Corps offer an alternative. Young people who enter a Corps without a high school diploma or GED have the chance to go to school while also developing tangible job skills. Corpsmembers attend class for part of the day, or part of the week, and then go out into the community to gain hands-on work experience by participating in service projects. For their service, Corpsmembers receive a stipend and often earn scholarship money. Essentially, the Corps model allows young people to make money while furthering their education.

civic corps grads

Corps generally offer smaller class sizes and more personal attention. Most programs also have onsite counseling staff or relationships with local organizations that can help students with everything from transportation costs to mental health services and childcare. Not to mention, there are dedicated staff members at many Corps programs who were once Corpsmembers themselves; they understand and can accommodate the kinds of issues their students deal with outside the classroom.  

Last year, out of nearly 26,000 young people enrolled in programs of The Corps Network, nearly 60 percent came from families below the poverty line and some 30 percent were not in school and lacked a high school diploma or GED upon enrollment. These young people bring different, often additional, challenges than your average high school student, but Corps offer ways to ways to work with these challenges. The facts speak for themselves: in 2013, of the 10,500 young people who entered Corps without a high school credential, nearly 60 percent received a high school credential during their Corps enrollment, or enrolled in another diploma or GED program. Additionally, Corpsmembers earned nearly 12,600 professional certifications or credentials.
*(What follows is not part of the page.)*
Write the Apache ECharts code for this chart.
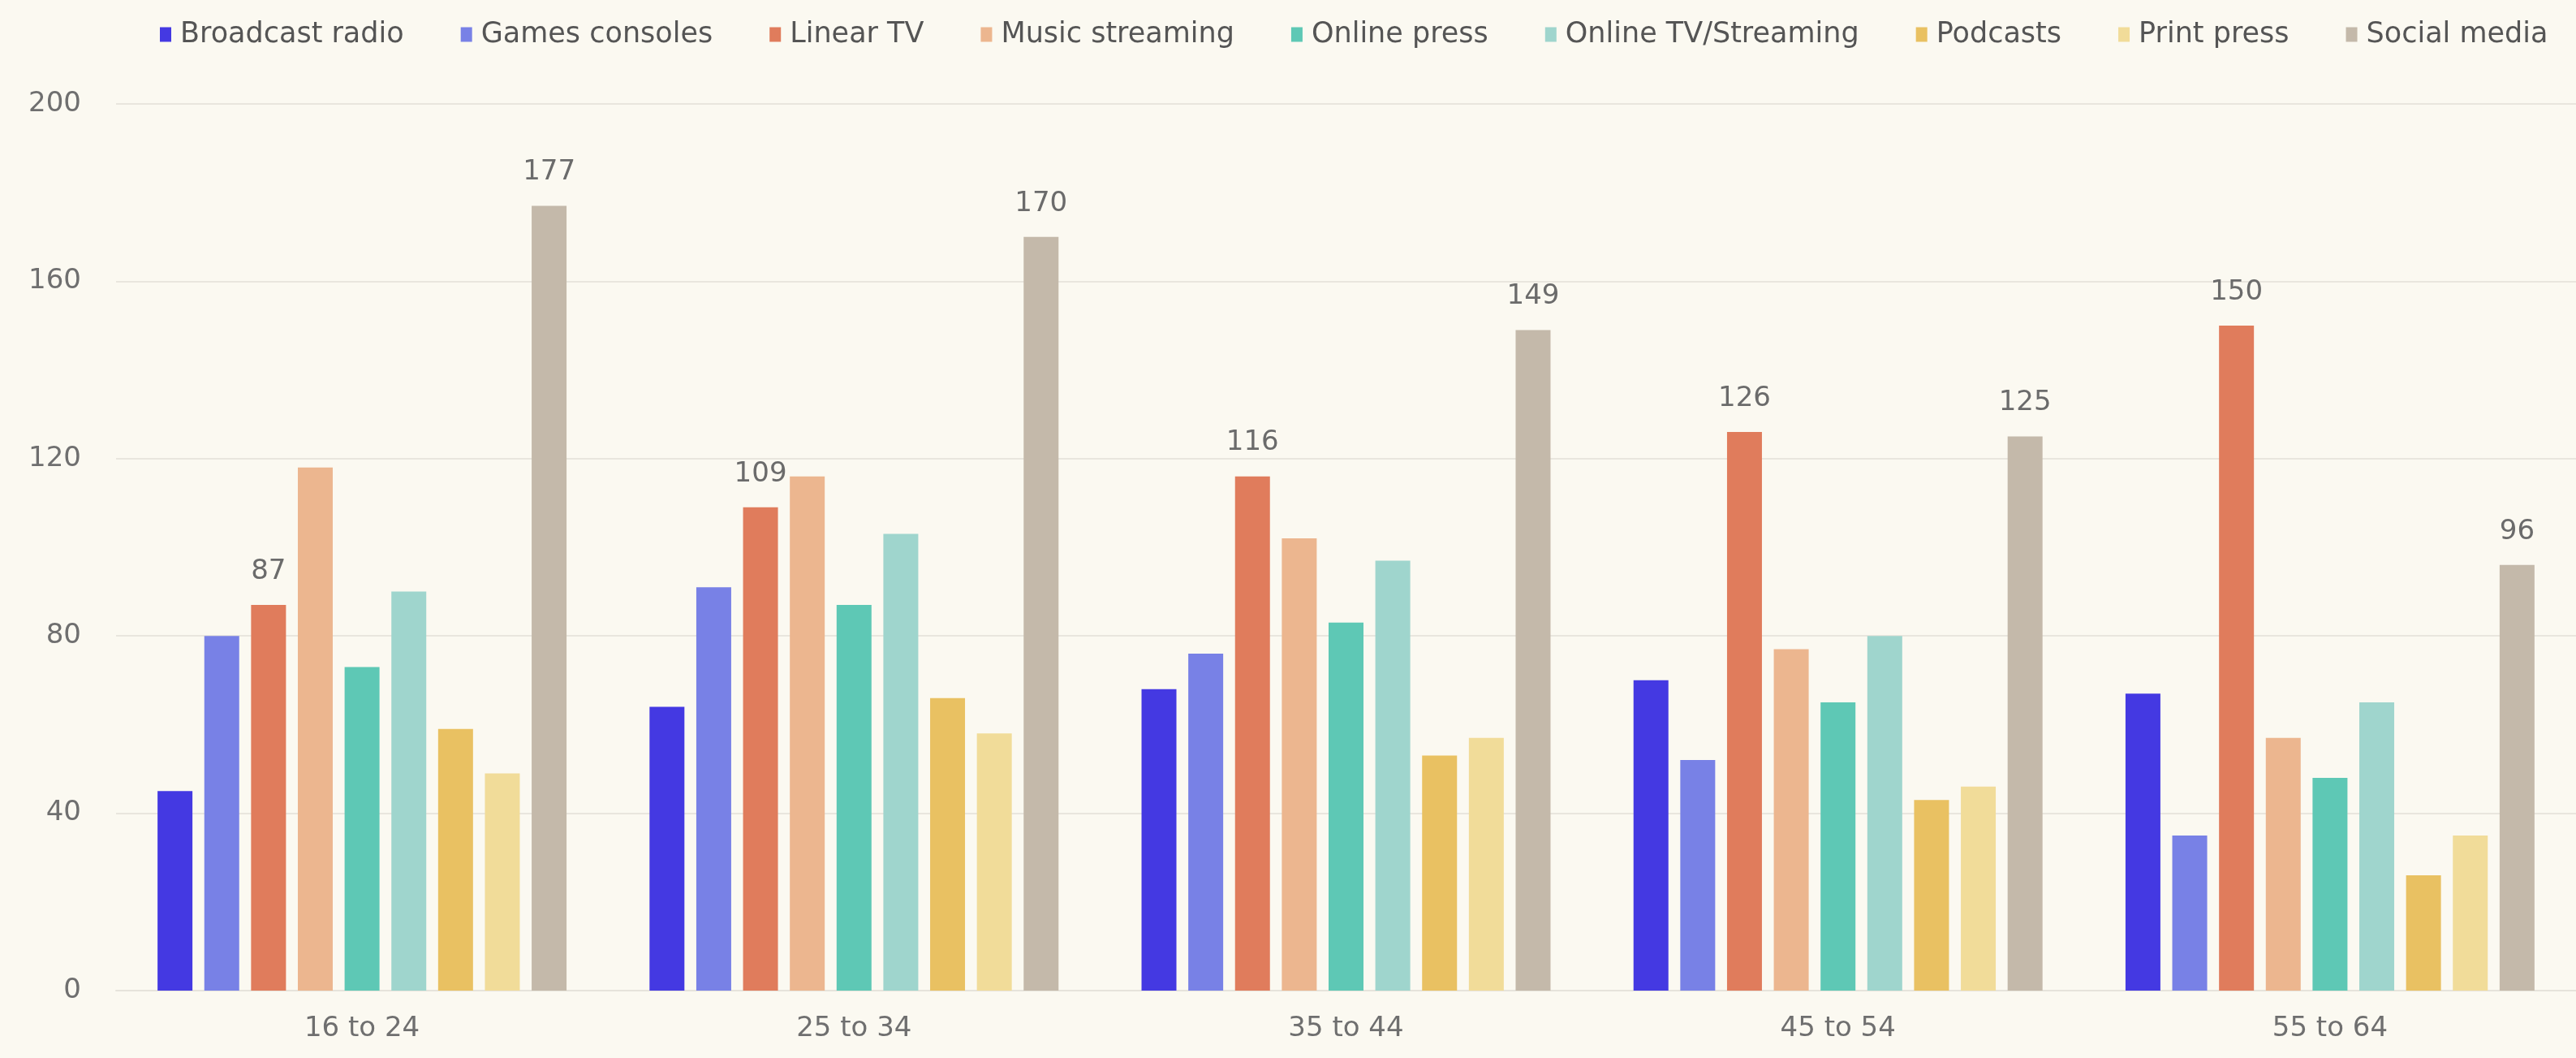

Education doesn’t end after a Corpsmember receives his or her diploma. Many Corps provide comprehensive college preparation and support students throughout their transition to postsecondary programs. Some programs have relationships with local community colleges, allowing students to pursue a postsecondary degree while continuing to serve at the Corps. As said by Candace Washington, a graduate of Civicorps in Oakland, CA who is currently enrolled in college, “I started the Corps without a diploma. I believe that just being able to be a part of Civicorps has made me stronger, helped me better serve my community, and has opened my eyes to all possibilities. My journey does not end here; this is just my stepping stone…I plan on graduating five years from now with my Masters in Psychology and starting my career. I am going to jump over any obstacles that may come my way.” 

So during this graduation season, let’s not think about the dropout rate; let’s think about the graduation rate. Let’s focus on the positive and think about ways we can get more young people in cap and gown. Corps are one way to do that.